HUTCHINS: What has drawn you to this line of work, particularly the interest in social history of underrepresented individuals?
DUNN: I think there are several things involved — the interest in history and buildings and the people that occupy them actually came in 1957 when I first visited Colonial Williamsburg. Then in the 1970s to 1980s, I had the opportunity to meet and co-edit books with Dr. Harold Hancock who taught at Otterbein College in Ohio, and during the 1960s published numerous articles about Delaware’s African American history. Working with other great scholars and being trained in African American research by Charles L Blockson [curator emeritus of the Charles L. Blockson Afro-American Collection at Temple University] also helped me but I also give a lot of credit to my mother, Madeline Arnold Dunn.

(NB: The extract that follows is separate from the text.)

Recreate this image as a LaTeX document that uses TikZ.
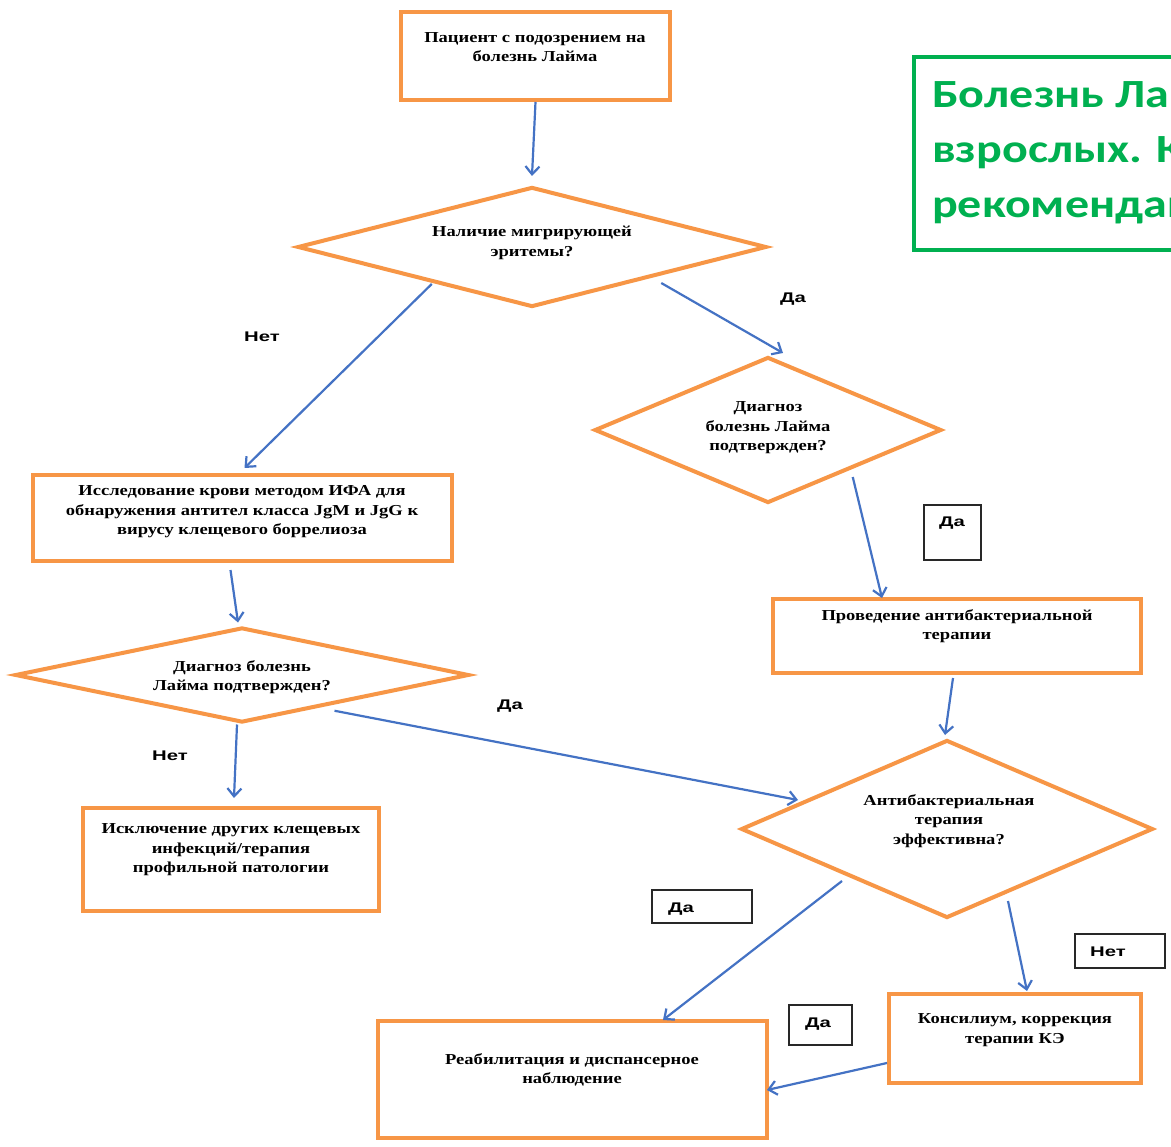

As a Delaware art educator for 30 years in Sussex County, she developed multicultural art curricula and served as an art supervisor for the African American and Native American schools in Sussex County, so I was brought up with an appreciation for people with diverse backgrounds.
HUTCHINS: Thank you so much Madeline for your years of dedication to telling and engaging in diverse historical storytelling and your continuing commitment to the Division of Historical and Cultural Affairs.
Madeline Dunn has served as the Division of Historical and Cultural Affairs’ National Register coordinator-historian since 2009. A lifelong Delawarean, she joined the division in 1973 and has served in a wide variety of positions including architectural site surveyor for the State Historic Preservation Office, and as curator of education from 1975 to 2009.